山本淳子さんの本『道長ものがたり』を読んだ。平安時代の栄華を極めた藤原道長の印象が、ガラリと変わった。
道長の複数の「顔」
平安文学作品を並べて読んでいくと、彼の複数の「顔」が見えてくる。
『枕草子』では、権力を振りかざす意地悪な男のようであったから、私は道長が苦手だった。
でも『大鏡』では、神格化された政治家。道長本人が書いたとされる『御堂関白記』では、疲れ果てた中年男のお仕事日記にも思える。
そのギャップを「別々の人物像」として切り分けるのではなく、「全部道長だったんだ」と思えた瞬間に、歴史上の人物がぐっと身近に感じる。
道長に近い人ほど、彼の人間らしい一面を描く。道長に遠い人ほど神格化しやすい。私たちが、芸能人を「完璧な人」と思い込んでしまうのと似ているのかも。
『道長ものがたり』では、道長の心に触れる。彼は平安文学によく登場するのに、彼の心情を描いたものはほとんどない。だから私は、この『道長ものがたり』に惹かれた。芸能人の裏側を見たい野次馬根性みたい。
「強運」は人の不幸で成り立った
道長は「幸ひ」の人と呼ばれている。平安時代の言葉で、「強運」と呼ぶ。
富、権力、結婚、家族や長寿などすべてを手に入れたのが道長だ。だけどその「幸い」は、多くの人の不幸を踏み台にしての道だった。
兄たちが相次いで死に、若くして頂点になった道長。ライバルも蹴落とし、娘たちは天皇の后になって、道長は出世していく。
私の好きなエピソード
中でも彼の人間臭いエピソードは、奥さんに頭が上がらないところだ。
道長はある時、家族の前で「私は娘にとっていい父親だろう。そして妻も、私が夫で良かったと思っているに違いない。」みたいな和歌を詠んだ。
奥さんはプイっとして、自室にこもってしまったのだ。それを見た道長は、慌てて妻を追いかけたらしい。いつの時代も、夫が妻の機嫌を損ねるのはマズイらしい。
「幸いの人」も、すべてがうまくいったわけではない。
道長は持病や政治に悩まされて、辞表を出したことがあるそうだ。それでも天皇には「ちょっと休暇を取れば、考えも変わるのでは?」と、やんわり却下。

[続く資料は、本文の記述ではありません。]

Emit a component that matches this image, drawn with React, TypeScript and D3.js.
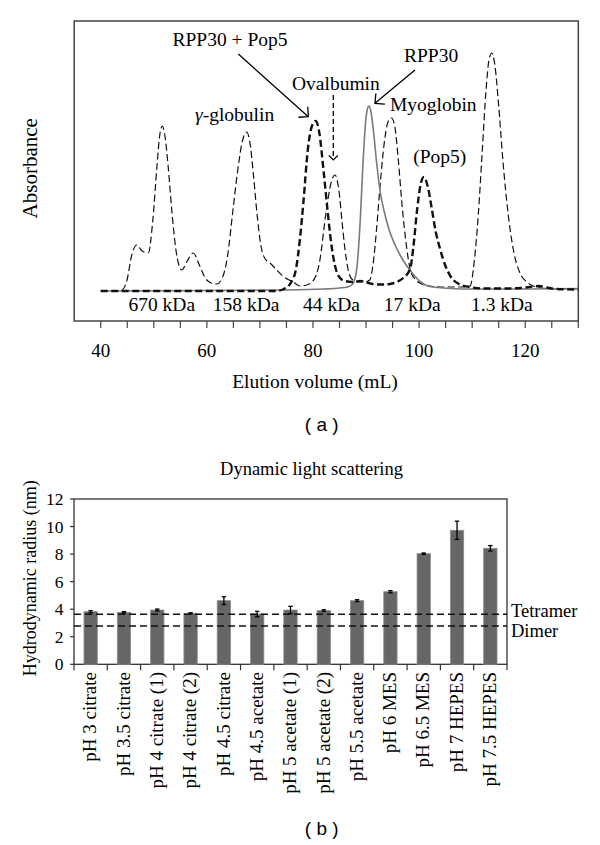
import React from "react";
import * as d3 from "d3";

// ---------- Panel (a): size-exclusion chromatography ----------
// [elution volume (mL), absorbance (arbitrary units)]
const standardsTrace: [number, number][] = [
  [40, 0], [43, 0], [44, 1], [45, 12], [45.8, 35], [46.8, 46], [47.8, 40], [48.97, 38],
  [49.8, 70], [50.6, 125], [51.1, 155], [51.6, 165], [52.1, 155], [52.7, 125], [53.4, 80],
  [54.2, 40], [55.26, 21], [56.3, 30], [57.45, 38], [58.5, 27], [59.7, 13], [60.8, 8],
  [61.86, 7], [62.9, 13], [63.9, 35], [64.9, 80], [65.8, 120], [66.7, 150], [67.5, 159],
  [68.1, 149], [68.8, 115], [69.4, 80], [70.2, 45], [71.0, 32], [71.9, 28], [73.0, 22],
  [74.5, 14], [76.3, 9], [77.55, 5], [78.8, 6], [80, 10], [81.2, 28], [82.5, 80], [83.4, 108],
  [84.15, 116], [84.9, 100], [85.5, 68], [86.0, 43], [86.6, 22], [87.3, 12], [88.5, 9],
  [89.8, 9], [90.7, 11], [91.4, 30], [92.0, 63], [92.8, 115], [93.6, 155], [94.2, 170],
  [94.8, 173], [95.4, 165], [96.1, 130], [96.8, 85], [97.66, 43], [98.3, 22], [99.2, 12],
  [100.5, 7], [102, 5], [104, 4], [106, 4], [108, 4], [109.6, 5], [110.4, 30], [111.15, 76],
  [111.9, 140], [112.6, 200], [113.2, 232], [113.7, 238], [114.3, 225], [115.0, 185],
  [115.8, 130], [116.8, 76], [117.8, 40], [119, 18], [120.3, 9], [121.5, 5], [123, 3],
  [126, 2], [130, 2],
];

const complexTrace: [number, number][] = [
  [40, 0], [60, 0], [73, 0], [74.5, 2], [75.8, 8], [76.8, 22], [77.5, 50], [78.2, 89],
  [79.0, 140], [79.8, 165], [80.5, 170], [81.2, 158], [82.0, 120], [82.7, 83], [83.5, 45],
  [84.3, 22], [85.1, 13], [86.0, 10], [87.5, 9], [88.9, 10], [90.5, 8], [92.0, 6.5],
  [93.25, 6.5], [94.5, 7], [95.8, 9], [97.0, 13], [98.3, 22], [98.9, 43], [99.6, 80],
  [100.3, 107], [100.9, 114], [101.6, 105], [102.4, 82], [103.1, 60], [103.9, 43],
  [104.9, 26], [106.0, 14], [107.5, 7], [109.6, 4], [112, 2.5], [116, 2.5], [119, 3],
  [121.5, 4.5], [122.7, 5], [124, 3.5], [126, 2], [130, 1.5],
];

const rpp30Trace: [number, number][] = [
  [40, 0], [60, 0.5], [75, 1], [82, 2], [85, 3], [86.5, 4], [87.3, 6], [87.9, 12],
  [88.4, 30], [88.9, 70], [89.4, 125], [89.9, 168], [90.3, 183], [90.55, 185], [90.9, 180],
  [91.4, 160], [92.0, 128], [92.7, 98], [93.4, 80], [94.3, 62], [95.3, 48], [96.5, 35],
  [97.7, 25], [99.0, 16], [100.3, 9], [101.7, 5], [103.5, 3.5], [106, 2.5], [110, 2],
  [120, 2], [130, 2.5],
];

const volumeTicks = [40, 45, 50, 55, 60, 65, 70, 75, 80, 85, 90, 95, 100, 105, 110, 115, 120, 125, 130];
const volumeTickLabels = [40, 60, 80, 100, 120];

const markerLabels = ["670 kDa", "158 kDa", "44 kDa", "17 kDa", "1.3 kDa"];
const markerPositions = [51.5, 67.4, 83.5, 98.7, 115.6];

const peakLabels = ["RPP30 + Pop5", "Ovalbumin", "RPP30", "Myoglobin", "(Pop5)"];
const peakLabelX = [53.53, 76.05, 97.15, 94.5, 98.9];
const peakLabelY = [245, 201, 229, 180, 128];

const arrowFrom: [number, number][] = [[65.93, 237], [83.83, 196], [99.22, 221]];
const arrowTo: [number, number][] = [[79.12, 174.3], [83.83, 131], [91.68, 187.7]];
const arrowDashed = [false, true, false];

// ---------- Panel (b): dynamic light scattering ----------
const conditions = [
  "pH 3 citrate", "pH 3.5 citrate", "pH 4 citrate (1)", "pH 4 citrate (2)", "pH 4.5 citrate",
  "pH 4.5 acetate", "pH 5 acetate (1)", "pH 5 acetate (2)", "pH 5.5 acetate", "pH 6 MES",
  "pH 6.5 MES", "pH 7 HEPES", "pH 7.5 HEPES",
];
const radius = [3.82, 3.77, 3.94, 3.7, 4.62, 3.65, 3.94, 3.9, 4.62, 5.27, 8.03, 9.73, 8.42];
const radiusErr = [0.08, 0.05, 0.07, 0.04, 0.28, 0.2, 0.27, 0.06, 0.07, 0.08, 0.05, 0.66, 0.2];
const radiusTicks = [0, 2, 4, 6, 8, 10, 12];
const refLabels = ["Tetramer", "Dimer"];
const refValues = [3.63, 2.78];

const SERIF = "'Liberation Serif', 'Times New Roman', serif";
const SANS = "'Liberation Sans', Arial, sans-serif";

export default function App() {
  // panel (a) scales
  const xA = d3.scaleLinear().domain([35, 130]).range([74.2, 578.3]);
  const yA = d3.scaleLinear().domain([-30, 270]).range([321, 21]);
  const line = d3
    .line<[number, number]>()
    .x((d) => xA(d[0]))
    .y((d) => yA(d[1]))
    .curve(d3.curveMonotoneX);

  // panel (b) scales
  const xB = d3.scaleBand<string>().domain(conditions).range([74, 507]).paddingInner(0.6).paddingOuter(0.3);
  const yB = d3.scaleLinear().domain([0, 12]).range([664.3, 499]);
  const step = xB.step();
  const boundaries = d3.range(conditions.length + 1).map((i) => 74 + i * step);

  const [a0, a1] = xA.range();
  const [yTopA, yBotA] = [yA.range()[1], yA.range()[0]];

  return (
    <svg
      width={600}
      height={845}
      style={{ position: "absolute", left: 0, top: 0, background: "#fff" }}
      fontFamily={SERIF}
    >
      <defs>
        <marker
          id="openArrow"
          viewBox="-10 -10 12 20"
          refX={0}
          refY={0}
          markerWidth={12}
          markerHeight={20}
          markerUnits="userSpaceOnUse"
          orient="auto"
        >
          <path d="M-7,-7L0,0L-7,7" fill="none" stroke="#000" strokeWidth={1.3} />
        </marker>
        <marker
          id="smallArrow"
          viewBox="-10 -10 12 20"
          refX={0}
          refY={0}
          markerWidth={12}
          markerHeight={20}
          markerUnits="userSpaceOnUse"
          orient="auto"
        >
          <path d="M-4.5,-4.5L0,0L-4.5,4.5" fill="none" stroke="#000" strokeWidth={1.2} />
        </marker>
      </defs>
      <rect x={0} y={0} width={600} height={845} fill="#fff" />

      {/* ===== Panel (a) ===== */}
      <rect x={a0} y={yTopA} width={a1 - a0} height={yBotA - yTopA} fill="none" stroke="#444" strokeWidth={1.5} />

      {volumeTicks.map((t) => (
        <line key={"vt" + t} x1={xA(t)} x2={xA(t)} y1={yBotA} y2={yBotA + 7} stroke="#444" strokeWidth={1.2} />
      ))}
      {volumeTickLabels.map((t) => (
        <text key={"vl" + t} x={xA(t)} y={357} textAnchor="middle" fontSize={19}>
          {t}
        </text>
      ))}
      <text x={315} y={388} textAnchor="middle" fontSize={19.5}>
        Elution volume (mL)
      </text>
      <text transform="translate(37.3,168.3) rotate(-90)" textAnchor="middle" fontSize={21}>
        Absorbance
      </text>

      {/* traces */}
      <path d={line(standardsTrace) || ""} fill="none" stroke="#111" strokeWidth={1.2} strokeDasharray="7,3.5" />
      <path d={line(rpp30Trace) || ""} fill="none" stroke="#7a7a7a" strokeWidth={1.6} />
      <path d={line(complexTrace) || ""} fill="none" stroke="#111" strokeWidth={2.4} strokeDasharray="7,3.5" />

      {/* marker size labels */}
      {markerLabels.map((l, i) => (
        <text key={l} x={xA(markerPositions[i])} y={yA(-20)} textAnchor="middle" fontSize={19.5}>
          {l}
        </text>
      ))}

      {/* peak annotations */}
      {peakLabels.map((l, i) => (
        <text key={l} x={xA(peakLabelX[i])} y={yA(peakLabelY[i])} fontSize={19.5}>
          {l}
        </text>
      ))}
      <text x={xA(57.77)} y={yA(170)} fontSize={19.5}>
        <tspan fontStyle="italic">γ</tspan>-globulin
      </text>
      {arrowFrom.map((f, i) => (
        <line
          key={"arr" + i}
          x1={xA(f[0])}
          y1={yA(f[1])}
          x2={xA(arrowTo[i][0])}
          y2={yA(arrowTo[i][1])}
          stroke="#000"
          strokeWidth={1.3}
          strokeDasharray={arrowDashed[i] ? "5,3" : undefined}
          markerEnd={arrowDashed[i] ? "url(#smallArrow)" : "url(#openArrow)"}
        />
      ))}

      <text x={321.7} y={431} textAnchor="middle" fontSize={19} fontFamily={SANS}>
        ( a )
      </text>

      {/* ===== Panel (b) ===== */}
      <text x={311.5} y={475} textAnchor="middle" fontSize={18.5}>
        Dynamic light scattering
      </text>
      <rect x={74} y={499} width={433} height={yB(0) - 499} fill="none" stroke="#333" strokeWidth={1.3} />

      {radiusTicks.map((t) => (
        <g key={"rt" + t}>
          <line x1={70} x2={74} y1={yB(t)} y2={yB(t)} stroke="#333" strokeWidth={1.2} />
          <text x={63.5} y={yB(t)} dy="0.34em" textAnchor="end" fontSize={17.5}>
            {t}
          </text>
        </g>
      ))}
      <text transform="translate(36,578.3) rotate(-90)" textAnchor="middle" fontSize={18}>
        Hydrodynamic radius (nm)
      </text>

      {boundaries.map((b, i) => (
        <line key={"bt" + i} x1={b} x2={b} y1={yB(0)} y2={yB(0) + 6} stroke="#333" strokeWidth={1.2} />
      ))}

      {conditions.map((c, i) => {
        const x0 = xB(c) as number;
        const w = xB.bandwidth();
        const cx = x0 + w / 2;
        return (
          <g key={c}>
            <rect x={x0} y={yB(radius[i])} width={w} height={yB(0) - yB(radius[i])} fill="#666" stroke="#8c8c8c" strokeWidth={0.8} />
            <line x1={cx} x2={cx} y1={yB(radius[i] - radiusErr[i])} y2={yB(radius[i] + radiusErr[i])} stroke="#000" strokeWidth={1.3} />
            <line x1={cx - 2.2} x2={cx + 2.2} y1={yB(radius[i] - radiusErr[i])} y2={yB(radius[i] - radiusErr[i])} stroke="#000" strokeWidth={1.3} />
            <line x1={cx - 2.2} x2={cx + 2.2} y1={yB(radius[i] + radiusErr[i])} y2={yB(radius[i] + radiusErr[i])} stroke="#000" strokeWidth={1.3} />
            <text transform={`translate(${cx},672) rotate(-90)`} dy="0.3em" textAnchor="end" fontSize={19}>
              {c}
            </text>
          </g>
        );
      })}

      {refValues.map((v, i) => (
        <g key={refLabels[i]}>
          <line x1={74} x2={507} y1={yB(v)} y2={yB(v)} stroke="#111" strokeWidth={1.5} strokeDasharray="7,4" />
          <text x={511} y={yB(v) + (i === 0 ? 2.5 : 10.5)} fontSize={18.5}>
            {refLabels[i]}
          </text>
        </g>
      ))}

      <text x={321.7} y={835} textAnchor="middle" fontSize={19} fontFamily={SANS}>
        ( b )
      </text>
    </svg>
  );
}
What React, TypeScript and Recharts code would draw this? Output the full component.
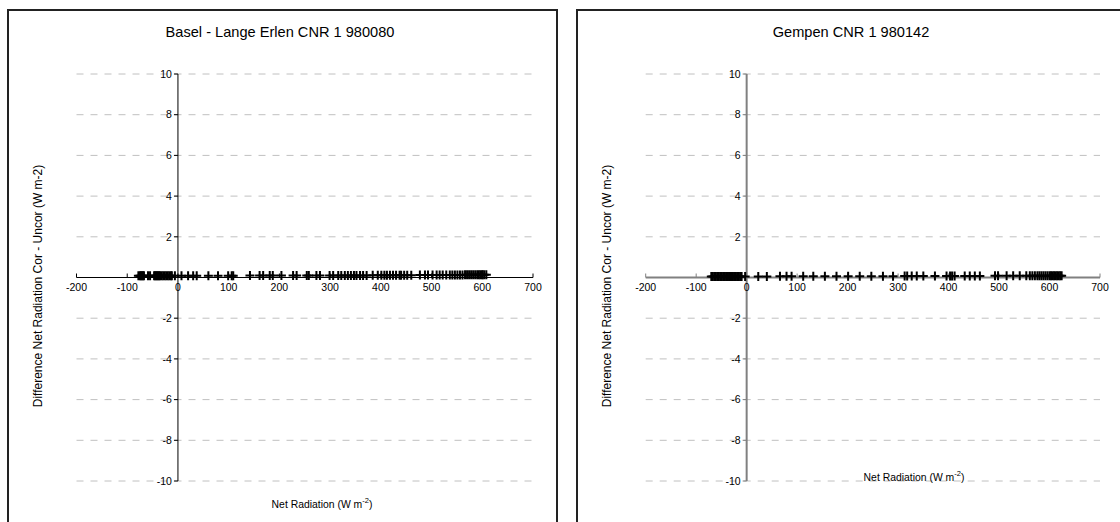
import React from 'react';
import { ScatterChart, Scatter, XAxis, YAxis, ReferenceLine } from 'recharts';

const FONT = '"Liberation Sans", Arial, sans-serif';

// Net radiation (W m-2) vs difference cor - uncor (W m-2)
const baselPoints: [number, number][] = [
  [-78, 0.08], [-75, 0.08], [-73, 0.08], [-71, 0.08], [-69, 0.08], [-67, 0.08], [-59, 0.08], [-55, 0.08],
  [-47, 0.08], [-45, 0.08], [-43, 0.08], [-41, 0.08], [-39, 0.08], [-37, 0.08], [-35, 0.08], [-32, 0.08],
  [-29, 0.08], [-26, 0.08], [-23, 0.08], [-20, 0.08], [-17, 0.08], [-14, 0.08], [-12, 0.08], [-6, 0.08],
  [7, 0.09], [20, 0.09], [30, 0.09], [37, 0.09], [60, 0.09], [79, 0.09], [99, 0.09], [106, 0.09],
  [109, 0.09], [142, 0.1], [161, 0.1], [168, 0.1], [181, 0.1], [187, 0.1], [204, 0.1], [227, 0.1],
  [234, 0.1], [254, 0.1], [258, 0.1], [273, 0.1], [280, 0.1], [299, 0.1], [306, 0.1], [316, 0.1],
  [322, 0.1], [329, 0.1], [335, 0.1], [341, 0.1], [347, 0.1], [352, 0.1], [359, 0.1], [365, 0.1],
  [372, 0.1], [384, 0.11], [394, 0.11], [401, 0.11], [407, 0.11], [412, 0.11], [418, 0.11], [424, 0.11],
  [430, 0.11], [437, 0.11], [440, 0.11], [446, 0.11], [452, 0.11], [460, 0.11], [477, 0.12], [487, 0.12],
  [493, 0.12], [502, 0.12], [510, 0.12], [516, 0.12], [522, 0.12], [529, 0.12], [536, 0.12], [541, 0.12],
  [546, 0.12], [551, 0.12], [556, 0.12], [561, 0.12], [566, 0.13], [570, 0.13], [574, 0.13], [578, 0.13],
  [582, 0.13], [586, 0.13], [590, 0.13], [593, 0.13], [596, 0.13], [599, 0.13], [601, 0.13], [604, 0.13],
  [608, 0.13],
];

const gempenPoints: [number, number][] = [
  [-70, 0.05], [-67, 0.05], [-64, 0.05], [-61, 0.05], [-58, 0.05], [-55, 0.05], [-52, 0.05], [-49, 0.05],
  [-46, 0.05], [-43, 0.05], [-40, 0.05], [-37, 0.05], [-34, 0.05], [-31, 0.05], [-28, 0.05], [-25, 0.05],
  [-22, 0.05], [-19, 0.05], [-16, 0.05], [-13, 0.05], [-10, 0.05], [-3, 0.05], [23, 0.05], [40, 0.05],
  [66, 0.06], [79, 0.06], [89, 0.06], [112, 0.06], [132, 0.06], [155, 0.06], [178, 0.06], [201, 0.06],
  [224, 0.06], [247, 0.06], [270, 0.06], [290, 0.06], [313, 0.07], [318, 0.07], [327, 0.07], [337, 0.07],
  [350, 0.07], [373, 0.07], [396, 0.07], [403, 0.07], [407, 0.07], [412, 0.07], [432, 0.07], [442, 0.07],
  [452, 0.07], [462, 0.07], [492, 0.08], [498, 0.08], [515, 0.08], [528, 0.08], [541, 0.08], [554, 0.08],
  [561, 0.08], [566, 0.08], [571, 0.08], [576, 0.08], [580, 0.08], [584, 0.08], [588, 0.08], [592, 0.08],
  [596, 0.08], [600, 0.08], [603, 0.08], [606, 0.08], [609, 0.08], [612, 0.08], [615, 0.08], [618, 0.08],
  [621, 0.08], [624, 0.08],
];

const xTicks = [-200, -100, 0, 100, 200, 300, 400, 500, 600, 700];
const yTicks = [10, 8, 6, 4, 2, -2, -4, -6, -8, -10];
const xDomain: [number, number] = [-200, 700];
const yDomain: [number, number] = [-10, 10];

const baselData = baselPoints.map(([x, y]) => ({ x, y }));
const gempenData = gempenPoints.map(([x, y]) => ({ x, y }));
const xTickData = xTicks.map((t) => ({ x: t, y: 0, label: String(t) }));
const yTickData = yTicks.map((t) => ({ x: 0, y: t, label: String(t) }));

const makePlus = (color: string) => (p: any) => {
  const { cx, cy } = p;
  if (cx == null || cy == null) return <g />;
  return (
    <path
      d={`M${cx - 4.5},${cy}h9M${cx},${cy - 4.5}v9`}
      stroke={color}
      strokeWidth={2}
      fill="none"
    />
  );
};

const makeXTick = (axisColor: string) => (p: any) => {
  const { cx, cy, payload } = p;
  return (
    <g>
      <line x1={cx} y1={cy} x2={cx} y2={cy - 4} stroke={axisColor} strokeWidth={1} />
      <text x={cx} y={cy + 13} textAnchor="middle" fontSize={10.5} fontFamily={FONT} fill="#000">
        {payload.label}
      </text>
    </g>
  );
};

const makeYTick = (axisColor: string) => (p: any) => {
  const { cx, cy, payload } = p;
  return (
    <g>
      <line x1={cx - 4} y1={cy} x2={cx} y2={cy} stroke={axisColor} strokeWidth={1} />
      <text x={cx - 6} y={cy + 3.7} textAnchor="end" fontSize={10.5} fontFamily={FONT} fill="#000">
        {payload.label}
      </text>
    </g>
  );
};

type PanelProps = {
  data: { x: number; y: number }[];
  chartLeft: number;
  chartWidth: number;
  margin: { top: number; right: number; bottom: number; left: number };
  axisColor: string;
  axisWidth: number;
};

function PanelChart({ data, chartLeft, chartWidth, margin, axisColor, axisWidth }: PanelProps) {
  return (
    <div style={{ position: 'absolute', left: chartLeft, top: 11 }}>
      <ScatterChart width={chartWidth} height={511} margin={margin} style={{ overflow: 'visible' }}>
        <XAxis type="number" dataKey="x" domain={xDomain} hide />
        <YAxis type="number" dataKey="y" domain={yDomain} hide />
        {yTicks.map((t) => (
          <ReferenceLine key={t} y={t} stroke="#c0c0c0" strokeWidth={1} strokeDasharray="7 7" />
        ))}
        <ReferenceLine y={0} stroke={axisColor} strokeWidth={axisWidth} />
        <ReferenceLine x={0} stroke={axisColor} strokeWidth={axisWidth} />
        <Scatter data={xTickData} shape={makeXTick(axisColor)} isAnimationActive={false} />
        <Scatter data={yTickData} shape={makeYTick(axisColor)} isAnimationActive={false} />
        <Scatter data={data} shape={makePlus('#000')} isAnimationActive={false} />
      </ScatterChart>
    </div>
  );
}

const textBase: React.CSSProperties = {
  position: 'absolute',
  fontFamily: FONT,
  color: '#000',
  whiteSpace: 'nowrap',
};

function Centered({ x, y, size, children }: { x: number; y: number; size: number; children: React.ReactNode }) {
  return (
    <div style={{ ...textBase, left: x, top: y, fontSize: size, transform: 'translate(-50%, -50%)' }}>
      {children}
    </div>
  );
}

function Rotated({ x, y, size, children }: { x: number; y: number; size: number; children: React.ReactNode }) {
  return (
    <div
      style={{
        ...textBase,
        left: x,
        top: y,
        fontSize: size,
        transform: 'translate(-50%, -50%) rotate(-90deg)',
      }}
    >
      {children}
    </div>
  );
}

const netRadLabel = (
  <span>
    Net Radiation (W m<sup style={{ fontSize: 7.5, verticalAlign: 'super', lineHeight: 0 }}>-2</sup>)
  </span>
);
const diffLabel = 'Difference Net Radiation Cor - Uncor (W m-2)';

export default function App() {
  return (
    <div
      style={{
        position: 'absolute',
        left: 0,
        top: 0,
        width: 1120,
        height: 522,
        overflow: 'hidden',
        background: '#fff',
      }}
    >
      <div style={{ position: 'absolute', left: 7, top: 9, width: 547, height: 530, border: '2px solid #222' }} />
      <div style={{ position: 'absolute', left: 576, top: 9, width: 600, height: 530, border: '2px solid #222' }} />

      <PanelChart
        data={baselData}
        chartLeft={9}
        chartWidth={547}
        margin={{ top: 63, right: 23, bottom: 41, left: 67.5 }}
        axisColor="#000"
        axisWidth={1}
      />
      <PanelChart
        data={gempenData}
        chartLeft={578}
        chartWidth={542}
        margin={{ top: 63, right: 20, bottom: 41, left: 67.7 }}
        axisColor="#808080"
        axisWidth={2}
      />

      <Centered x={280} y={32} size={14.6}>Basel - Lange Erlen CNR 1 980080</Centered>
      <Centered x={851} y={32} size={14.6}>Gempen CNR 1 980142</Centered>

      <Centered x={322} y={504} size={10.4}>{netRadLabel}</Centered>
      <Centered x={914} y={477} size={10.4}>{netRadLabel}</Centered>

      <Rotated x={38} y={286} size={12}>{diffLabel}</Rotated>
      <Rotated x={607} y={286} size={12}>{diffLabel}</Rotated>
    </div>
  );
}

道長は「この繁栄は父と祖父のおかげであって、私は何も優れてないんですよ」みたいなことを辞表に書いたそう。辞めたいのが切実すぎる。結局、しばらく休暇をもらっただけで終わった。
その間も天皇の使いの者に出社を促されると、「まだ腰が痛いから無理」と断っていたそうな。
道長は子供たちのことも大事にしていた。彼の娘が、天皇家に嫁いだときは手紙やプレゼントを送っていた。道長は、子供たちも男子女子問わず、地位を極めることが彼ら・彼女たちのためと思った。
それが仇となり、死にかけの娘に恨み言を言われるのだ。「あなたが私たちを利用したから、私は死ぬ運命になったんだ。全部、あなたのせいだ。」
正しいと思っていたことが間違っていた。それが分かった時の衝撃とショックは計り知れないものだ。道長はその後持病が悪化し、何日も痛みに苦しんで死んだそうだ。
キラキラしている人にも悩みはある
カリスマは、裏側でもがいていた。
道長はこうしていろんな表情をして、文学の中で生きている。彼がそれを望んだかは知らないが、人によって、立場によって、見える姿は違う。
現代のSNSでキラキラ見える人も、富や地位もある芸能人たちも、見えないところで苦しんで大きな悩みを抱えているかもしれない。
良いところだけ見て、あの人たちは「恵まれている」と決めつけたり、自分は何も持っていないと比べて落ち込む必要はない。
みんなそれぞれに悩みがあって、もがいて、それでも頑張って生きている。人の心は複雑だ。自分の嫌な部分を消すことに必死になるから、みんな何者かになろうとするんだろうな。
歴史上の人物も遠い存在ではなく、血の通った人間として生きていたことが実感できる。